Aristotle said that wisdom is knowing the right way to do the right thing in a particular circumstance. Barry Schwartz and Kenneth Sharpe have written a wonderful book called Practical Wisdom (Riverhead/Penguin, 2010) that explains what this means. They explore what happens to doctors, lawyers, and bankers as well as teachers, hospital workers and government employees who depend too heavily on rigid rules and financial incentives rather than good judgment to figure out what the right thing to do is in particular situations. And, they raise a great many reasons why we should be worried about contemporary professional education that plays down the importance of empathy.
Schwartz and Sharpe point out that, "It takes wisdom -- practical wisdom -- to translate the very general aims of a practice into concrete action." So, when professional education emphasizes codified theory and analytical methods at the expense of guided explorations of the everyday dilemmas that practitioners are going to face, we make a big mistake. And, likewise, "the rules and incentives that modern institutions rely on in pursuit of efficiency, accountability, profit and good performance can't substitute for practical wisdom. Nor will they encourage it or nurture it. In fact, they often corrode it."
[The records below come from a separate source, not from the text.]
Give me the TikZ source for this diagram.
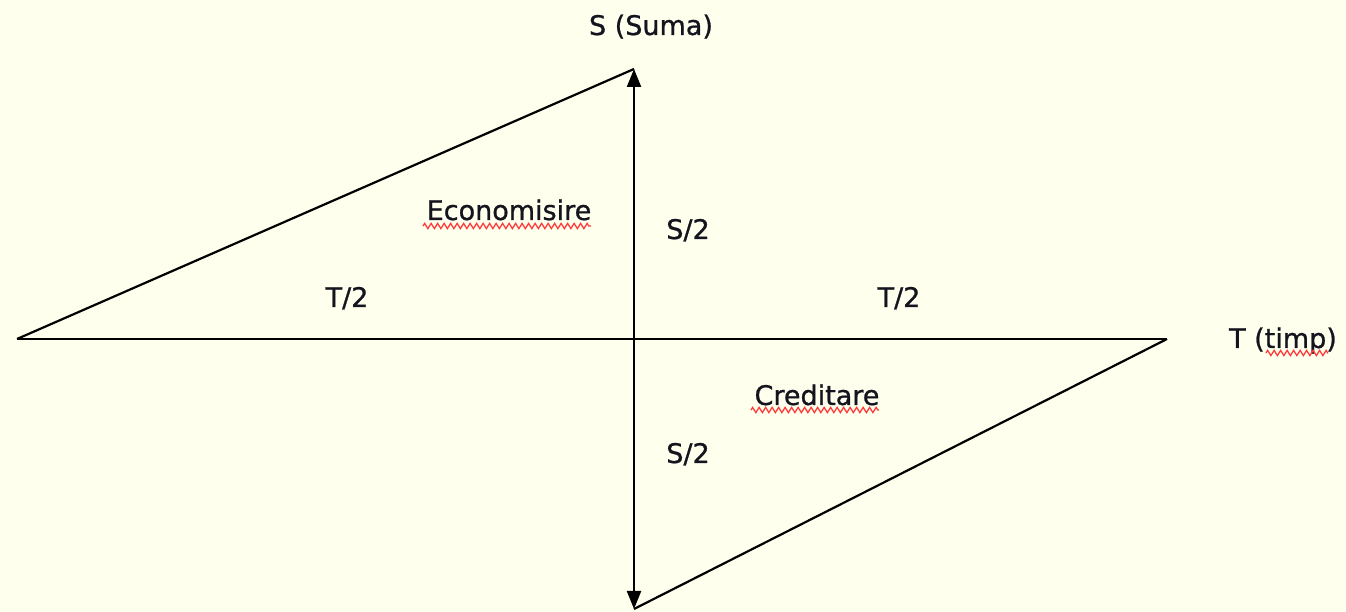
\documentclass[tikz,border=0pt]{standalone}
\usepackage{fontspec}
\setmainfont{DejaVu Sans}
\newfontfamily\lblfont{DejaVu Sans}[FakeBold=0.9]
\usetikzlibrary{arrows.meta,decorations.pathmorphing}
\definecolor{bgyellow}{RGB}{255,255,238}
\definecolor{txtcol}{RGB}{20,20,30}
\definecolor{squig}{RGB}{255,60,60}
\begin{document}
\begin{tikzpicture}[x=1pt,y=1pt,
  axisline/.style={line width=2.2pt, black},
  lbl/.style={anchor=base, inner sep=0pt, text=txtcol, font=\lblfont\fontsize{27}{30}\selectfont},
  spell/.style={squig, line width=1.3pt, decorate, decoration={zigzag, segment length=6.5pt, amplitude=2.6pt}}]
\fill[bgyellow] (0,0) rectangle (1346,612);
\useasboundingbox (0,0) rectangle (1346,612);
% key points
\coordinate (L) at (17,273);
\coordinate (R) at (1167,273);
\coordinate (Tp) at (634,543);
\coordinate (B) at (634,3);
% lines
\draw[axisline] (L) -- (R);
\draw[axisline] (L) -- (Tp);
\draw[axisline] (R) -- (B);
\draw[axisline, {Triangle[length=18pt,width=14pt]}-{Triangle[length=18pt,width=14pt]}] (B) -- (Tp);
% labels
\node[lbl] (suma) at (651,577) {S (Suma)};
\node[lbl] (econ) at (509,392) {Economisire};
\node[lbl] (s2up) at (688,373) {S/2};
\node[lbl] (t2l) at (347,305) {T/2};
\node[lbl] (t2r) at (899,305) {T/2};
\node[lbl] (timp) at (1283,264) {T (timp)};
\node[lbl] (cred) at (817,207) {Creditare};
\node[lbl] (s2dn) at (688,149) {S/2};
% spell-check squiggles
\coordinate (e1) at (423,386); \coordinate (e2) at (591,386);
\coordinate (c1) at (751,202); \coordinate (c2) at (879,202);
\coordinate (p1) at (1266,259); \coordinate (p2) at (1328,259);
\draw[spell] (e1) -- (e2);
\draw[spell] (c1) -- (c2);
\draw[spell] (p1) -- (p2);
\end{tikzpicture}
\end{document}
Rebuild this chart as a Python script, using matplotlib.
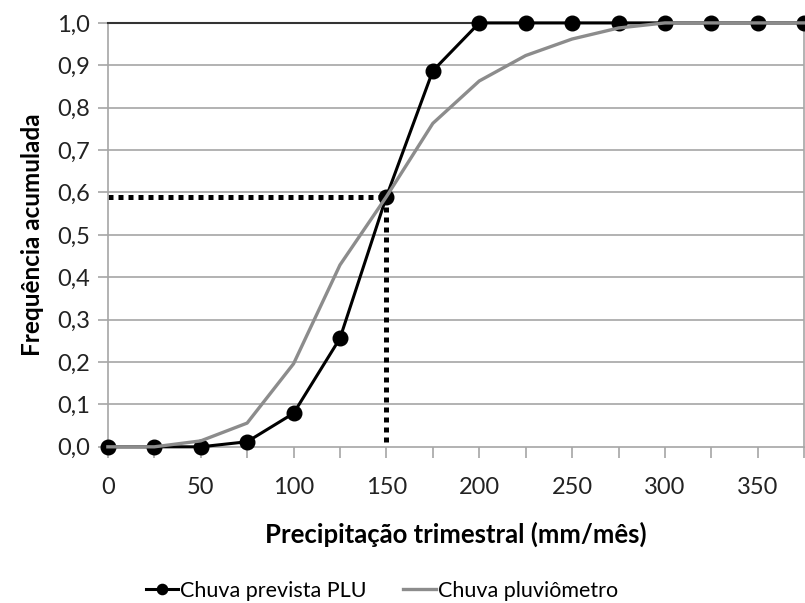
import matplotlib
matplotlib.use("Agg")
import matplotlib.pyplot as plt
from matplotlib.ticker import FixedLocator, FuncFormatter

plt.rcParams['font.family'] = ['Lato', 'DejaVu Sans']

# Precipitation classes (mm/mês)
precip = [0, 25, 50, 75, 100, 125, 150, 175, 200, 225, 250, 275, 300, 325, 350, 375]
# Cumulative frequency, PLU forecast
freq_plu = [0.0, 0.0, 0.0, 0.012, 0.079, 0.256, 0.590, 0.887, 1.0, 1.0, 1.0, 1.0, 1.0, 1.0, 1.0, 1.0]
# Cumulative frequency, rain gauge
freq_pluv = [0.0, 0.0, 0.014, 0.056, 0.196, 0.429, 0.590, 0.763, 0.863, 0.923, 0.962, 0.988, 1.0, 1.0, 1.0, 1.0]

# Reference marker at the crossing point
ref_x = 150
ref_y = 0.59

fig = plt.figure(figsize=(8.05, 6.03), dpi=100)
ax = fig.add_axes([0.134, 0.259, 0.865, 0.703])

grid_c = '#a6a6a6'
for v in [i / 10 for i in range(1, 10)]:
    ax.axhline(v, color=grid_c, lw=1.2, zorder=1)

# Dotted guide lines
ax.plot([precip[0], ref_x], [ref_y, ref_y], color='black', lw=3.6,
        dashes=(1, 1), dash_capstyle='butt', zorder=2)
ax.plot([ref_x, ref_x], [ref_y, 0.008], color='black', lw=3.6,
        dashes=(1, 1), dash_capstyle='butt', zorder=2)

l1, = ax.plot(precip, freq_plu, color='black', lw=2.2, marker='o', ms=10.5,
              label='Chuva prevista PLU', zorder=3, clip_on=False)
l2, = ax.plot(precip, freq_pluv, color='#8c8c8c', lw=2.4,
              label='Chuva pluviômetro', zorder=4, clip_on=False)

ax.set_xlim(0, 375)
ax.set_ylim(0, 1)

ax.xaxis.set_major_locator(FixedLocator(precip))
ax.xaxis.set_major_formatter(FuncFormatter(lambda v, p: f"{int(v)}" if int(v) % 50 == 0 else ""))
ax.yaxis.set_major_locator(FixedLocator([i / 10 for i in range(11)]))
ax.yaxis.set_major_formatter(FuncFormatter(lambda v, p: f"{v:.1f}".replace('.', ',')))

ax.tick_params(axis='x', length=8, width=1.2, color=grid_c, pad=14, labelsize=17, labelcolor='#222222')
ax.tick_params(axis='y', length=7, width=1.2, color=grid_c, pad=6, labelsize=17, labelcolor='#222222')

for side in ['left', 'bottom', 'right']:
    ax.spines[side].set_color(grid_c)
    ax.spines[side].set_linewidth(1.2)
ax.spines['top'].set_color('#333333')
ax.spines['top'].set_linewidth(1.5)

ax.set_xlabel('Precipitação trimestral (mm/mês)', fontsize=18.5, fontweight='bold', labelpad=17)
ax.set_ylabel('Frequência acumulada', fontsize=17.5, fontweight='bold', labelpad=9)

fig.legend(handles=[l1, l2], loc='center', bbox_to_anchor=(0.4745, 0.02),
           ncol=2, frameon=False, fontsize=15.5, handlelength=1.5, handletextpad=0.1,
           columnspacing=1.7, markerscale=0.7)

fig.savefig('out.png', dpi=100)
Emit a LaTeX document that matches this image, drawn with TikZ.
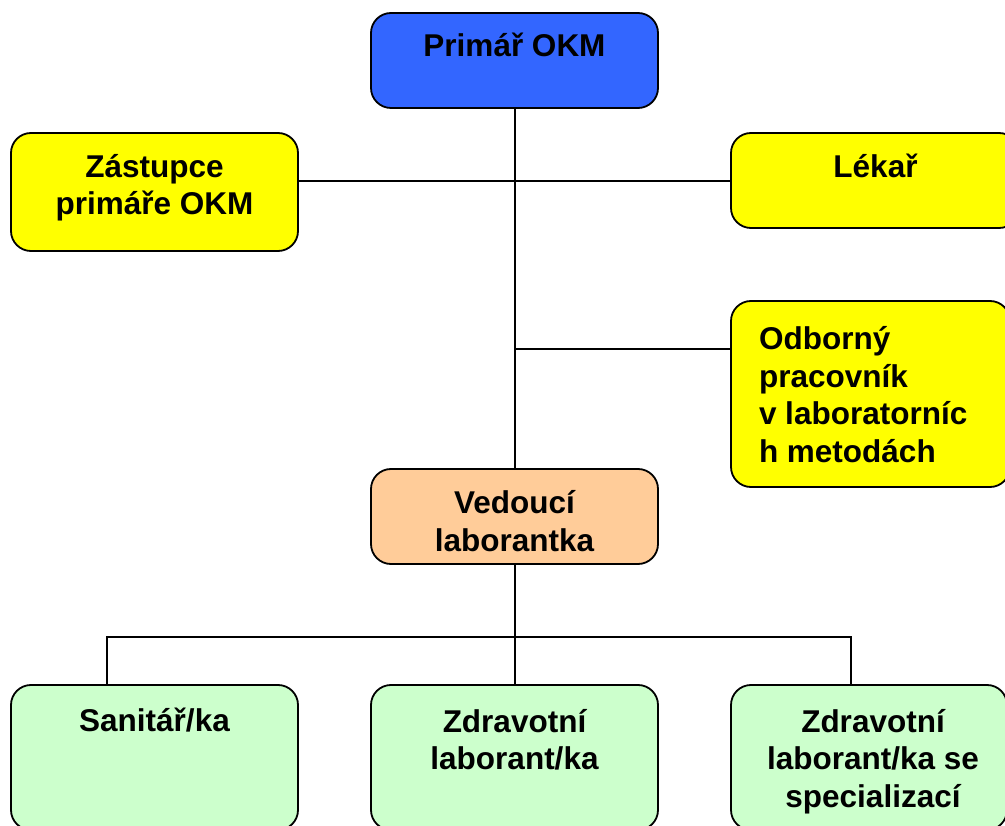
\documentclass[tikz,border=0pt]{standalone}
\usepackage{fontspec}
\setmainfont{Liberation Sans}
\definecolor{cblue}{HTML}{3366FF}
\definecolor{cyellow}{HTML}{FFFF00}
\definecolor{corange}{HTML}{FFCC99}
\definecolor{cgreen}{HTML}{CCFFCC}
\tikzset{
  box/.style={draw=black, line width=1.8pt, rounded corners=20pt, inner sep=0pt, outer sep=0pt},
  txt/.style={inner sep=0pt, outer sep=0pt, anchor=base, font=\bfseries\fontsize{31.5}{37.5}\selectfont},
  conn/.style={draw=black, line width=2pt}
}
\begin{document}
\begin{tikzpicture}[x=1pt,y=-1pt]
\useasboundingbox (0,0) rectangle (1005,826);
\clip (0,0) rectangle (1005,826);
% boxes
\node[box, fill=cblue, minimum width=287pt, minimum height=95pt] (p) at (514.5,60.5) {};
\node[box, fill=cyellow, minimum width=287pt, minimum height=118pt] (z) at (154.5,192) {};
\node[box, fill=cyellow, minimum width=288pt, minimum height=95pt] (l) at (875,180.5) {};
\node[box, fill=cyellow, minimum width=279pt, minimum height=186pt] (o) at (870.5,394) {};
\node[box, fill=corange, minimum width=287pt, minimum height=95pt] (v) at (514.5,516.5) {};
\node[box, fill=cgreen, minimum width=287pt, minimum height=145pt] (s) at (154.5,757.5) {};
\node[box, fill=cgreen, minimum width=287pt, minimum height=145pt] (zl) at (514.5,757.5) {};
\node[box, fill=cgreen, minimum width=276pt, minimum height=145pt] (r) at (869,757.5) {};
% texts (base anchor = baseline of last line)
\node[txt] (tp) at (514.5,57) {Primář OKM};
\node[txt, align=center] (tz) at (154.5,215) {Zástupce\\primáře OKM};
\node[txt] (tl) at (875.5,178) {Lékař};
\node[txt, align=left, anchor=base west] (to) at (759,462.5) {Odborný\\pracovník\\v laboratorníc\\h metodách};
\node[txt, align=center] (tv) at (514.5,551) {Vedoucí\\laborantka};
\node[txt] (ts) at (154.5,731) {Sanitář/ka};
\node[txt, align=center] (tzl) at (514.5,769.5) {Zdravotní\\laborant/ka};
\node[txt, align=center] (tr) at (873,807) {Zdravotní\\laborant/ka se\\specializací};
% connectors
\coordinate (j1) at (514.5,181);
\coordinate (j2) at (514.5,349);
\coordinate (j3) at (514.5,637);
\coordinate (bl) at (106.7,637);
\coordinate (br) at (851,637);
\draw[conn] (p.south) -- (v.north);
\draw[conn] (z.east|-j1) -- (l.west|-j1);
\draw[conn] (j2) -- (o.west|-j2);
\draw[conn] (v.south) -- (zl.north);
\draw[conn] (s.north-|bl) -- (bl) -- (br) -- (r.north-|br);
\end{tikzpicture}
\end{document}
So, how can we help the next generation of practitioners learn what can't be taught, including the empathy it takes to be wise?" First, we need to stop "telling" our students what (we say) are the right answers to every question. They need to discover for themselves which answers "work" and how they can arrive at them. Second, we have to help newcomers learn to categorize and frame situations in productive ways. We can do this by modeling our approach to these tasks -- highlighting the value of carefully thought-out categories (that allow us to assess each situation on its own merits) and the importance of framing situations in ways that take account of conflicting views of reality. Third, we need to underscore the importance of empathy; ensuring as Schwartz and Sharpe say that, reason and emotion are allies rather than enemies. We want our students to trust their intuition and take heed of their emotions, not suppress them. Next, we want our students, through experimentation and feedback, to learn to trust their ability to see patterns and make moral judgments. They have this skill; we need to embellish it. Finally, we want to encourage them to be "system changers." They can do this if we help them to pursue the right objectives for the right reasons. This means talking a lot about what the right thing to do is, and making clear that professional success (especially happiness about our role in the world) is mostly a function of our ability to do the right thing for others.